Blind bake pie crust as instructed in your recipe.
Tips for a Successful Pie Crust
- Cold Ingredients such as butter and ice water. So chill the pie dough between every step. I have even placed it in the freezer for 10 to 15 minutes before baking.
- Add the water one tablespoon at a time. Too much water and the dough and you will need more flour resulting in a tough dough. With too little water, the dough will be dry and crumbly. This will result in the dough not coming together, and you won’t be able to roll it out properly.
- DO NOT OVERMIX. Overmixing will cause the gluten to develop and will result in a hard and dense crust.
- When kneading the dough to form a ball, don’t over-knead. If the dough feels crumbly, dampen your hands to add a little moisture. If it feels too sticky and wet, sprinkle a little flour over the dough and continue forming a ball.
- No food processor? Don’t worry. You can use a pastry blender to cut in the butter and then hand mix.
- Substitute some of the water for a couple of tablespoons of chilled vodka. The alcohol doesn’t promote gluten development in the dough, which helps the crust stay flaky.
- Up the sugar amount if you like a sweeter pie crust.
- Add other flavorings to the crust, such as fresh herbs, lemon zest, vanilla extract, or other extracts.

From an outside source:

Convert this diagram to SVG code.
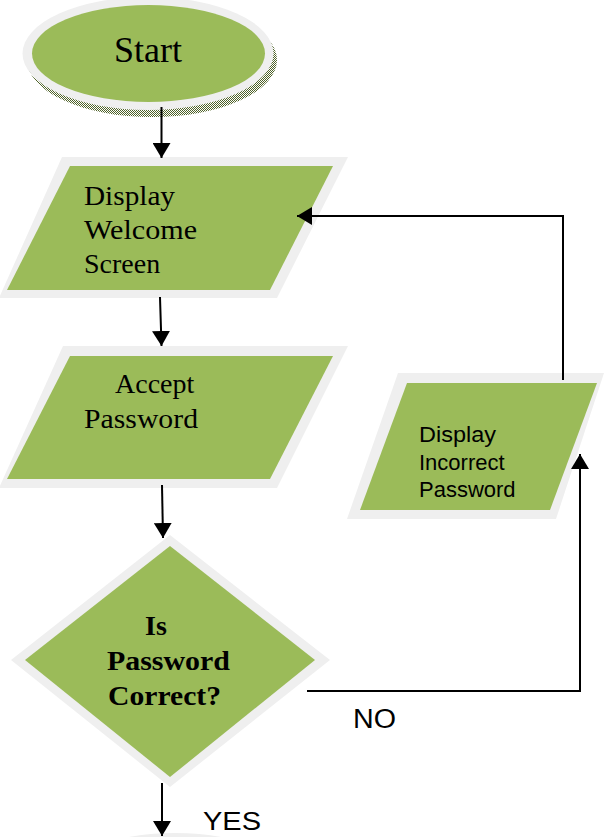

The pie dough can be refrigerated for up to 3 days, wrapped tightly. Set out at room temperature for 10-15 minutes before rolling out.

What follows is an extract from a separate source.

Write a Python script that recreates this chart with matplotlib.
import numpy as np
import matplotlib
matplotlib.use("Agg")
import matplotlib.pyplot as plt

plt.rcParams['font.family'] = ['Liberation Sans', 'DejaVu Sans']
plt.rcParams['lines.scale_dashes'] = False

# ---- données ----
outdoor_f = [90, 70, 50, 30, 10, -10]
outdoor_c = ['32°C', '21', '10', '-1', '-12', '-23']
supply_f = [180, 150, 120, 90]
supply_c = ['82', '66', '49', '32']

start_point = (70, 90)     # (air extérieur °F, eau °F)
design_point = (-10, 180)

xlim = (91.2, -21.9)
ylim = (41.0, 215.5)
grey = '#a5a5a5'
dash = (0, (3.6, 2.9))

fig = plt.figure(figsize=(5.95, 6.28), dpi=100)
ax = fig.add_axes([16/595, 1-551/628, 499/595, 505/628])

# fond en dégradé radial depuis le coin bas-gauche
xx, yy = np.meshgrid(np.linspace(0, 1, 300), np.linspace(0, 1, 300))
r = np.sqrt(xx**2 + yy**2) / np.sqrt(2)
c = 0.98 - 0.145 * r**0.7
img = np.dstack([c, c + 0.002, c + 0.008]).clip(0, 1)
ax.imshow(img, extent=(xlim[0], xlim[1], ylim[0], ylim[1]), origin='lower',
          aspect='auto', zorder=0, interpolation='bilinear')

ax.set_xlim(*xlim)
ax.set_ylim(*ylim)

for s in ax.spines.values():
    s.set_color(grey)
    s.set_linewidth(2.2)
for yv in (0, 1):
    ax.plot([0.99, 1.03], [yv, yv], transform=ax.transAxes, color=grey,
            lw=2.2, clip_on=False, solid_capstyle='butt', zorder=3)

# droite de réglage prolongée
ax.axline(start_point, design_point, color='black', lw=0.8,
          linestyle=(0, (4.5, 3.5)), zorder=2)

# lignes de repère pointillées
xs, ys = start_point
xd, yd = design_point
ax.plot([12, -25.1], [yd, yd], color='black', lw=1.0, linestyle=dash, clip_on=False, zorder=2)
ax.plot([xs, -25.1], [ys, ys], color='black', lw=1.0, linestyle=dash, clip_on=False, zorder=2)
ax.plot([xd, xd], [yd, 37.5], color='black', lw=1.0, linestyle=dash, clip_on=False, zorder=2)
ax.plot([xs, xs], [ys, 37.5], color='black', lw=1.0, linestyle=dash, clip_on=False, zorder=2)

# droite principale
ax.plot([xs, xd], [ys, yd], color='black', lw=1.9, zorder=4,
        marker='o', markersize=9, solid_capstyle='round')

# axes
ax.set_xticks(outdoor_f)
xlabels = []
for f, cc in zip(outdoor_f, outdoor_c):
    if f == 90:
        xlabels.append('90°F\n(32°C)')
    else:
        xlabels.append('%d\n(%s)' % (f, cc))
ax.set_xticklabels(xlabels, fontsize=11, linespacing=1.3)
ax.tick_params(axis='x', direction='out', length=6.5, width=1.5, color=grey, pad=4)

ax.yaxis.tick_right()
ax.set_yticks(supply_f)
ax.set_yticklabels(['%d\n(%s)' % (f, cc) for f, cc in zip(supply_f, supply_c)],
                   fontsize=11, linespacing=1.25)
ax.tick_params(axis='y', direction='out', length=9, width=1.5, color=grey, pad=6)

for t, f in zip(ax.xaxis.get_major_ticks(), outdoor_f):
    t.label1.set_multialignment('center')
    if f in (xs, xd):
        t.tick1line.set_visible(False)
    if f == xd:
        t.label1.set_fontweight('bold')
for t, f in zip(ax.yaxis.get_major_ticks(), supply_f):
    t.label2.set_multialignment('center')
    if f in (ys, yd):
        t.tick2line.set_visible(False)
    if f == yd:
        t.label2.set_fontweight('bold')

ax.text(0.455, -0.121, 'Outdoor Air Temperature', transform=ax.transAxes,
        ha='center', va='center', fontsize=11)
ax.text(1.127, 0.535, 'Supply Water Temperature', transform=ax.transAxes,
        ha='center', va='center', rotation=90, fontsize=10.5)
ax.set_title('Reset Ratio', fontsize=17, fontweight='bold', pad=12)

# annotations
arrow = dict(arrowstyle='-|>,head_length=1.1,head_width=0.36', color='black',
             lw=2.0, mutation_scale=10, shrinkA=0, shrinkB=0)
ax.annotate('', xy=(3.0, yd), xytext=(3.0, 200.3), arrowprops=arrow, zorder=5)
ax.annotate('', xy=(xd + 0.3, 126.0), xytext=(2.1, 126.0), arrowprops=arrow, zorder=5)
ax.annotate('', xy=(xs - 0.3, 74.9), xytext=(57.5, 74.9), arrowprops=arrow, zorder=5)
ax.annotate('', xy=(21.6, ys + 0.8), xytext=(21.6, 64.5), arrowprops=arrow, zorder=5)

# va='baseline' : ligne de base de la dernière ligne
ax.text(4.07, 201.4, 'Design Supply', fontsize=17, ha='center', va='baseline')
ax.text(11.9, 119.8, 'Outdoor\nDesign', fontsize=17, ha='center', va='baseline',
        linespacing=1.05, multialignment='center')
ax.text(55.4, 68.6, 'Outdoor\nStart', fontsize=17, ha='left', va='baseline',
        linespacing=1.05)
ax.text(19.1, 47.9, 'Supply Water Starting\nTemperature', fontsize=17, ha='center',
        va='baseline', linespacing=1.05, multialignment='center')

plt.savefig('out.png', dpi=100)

Pie crusts are great for freezing. Wrapped tightly in plastic wrap and then placed into a freezer safe bag for up to 3 months. Thaw in the refrigerator overnight. This recipe makes a double crust pie. If you only need one crust, freeze the other one for later use.
Pie Crust Recipe
- 2 1/2 cups All-purpose flour or pastry flour
- 1 cup Unsalted butter
- 1 tbsp Granulated sugar
- 1/2 tsp Kosher salt
- 5-6 tbsp Ice water (or half chilled vodka)
- In the bowl of a food processor combine the flour, sugar, and salt. Pulse a few times to mix. Add the cold butter pieces and pulse until the mixture looks like a coarse meal. With the processor on, gradually ice-cold water one tablespoon at a time and process until the dough begins to come together.2 1/2 cups All-purpose flour, 1 cup Unsalted butter, 1 tbsp Granulated sugar, 1/2 tsp Kosher salt, 5-6 tbsp Ice water
- Dump the dough onto a lightly floured surface and knead a few times until it comes together.Divide the dough in half. Shape each piece into a ball, then flatten each ball into a disk. Wrap each disk tightly in plastic wrap and refrigerate for at least one hour or up to 3 days.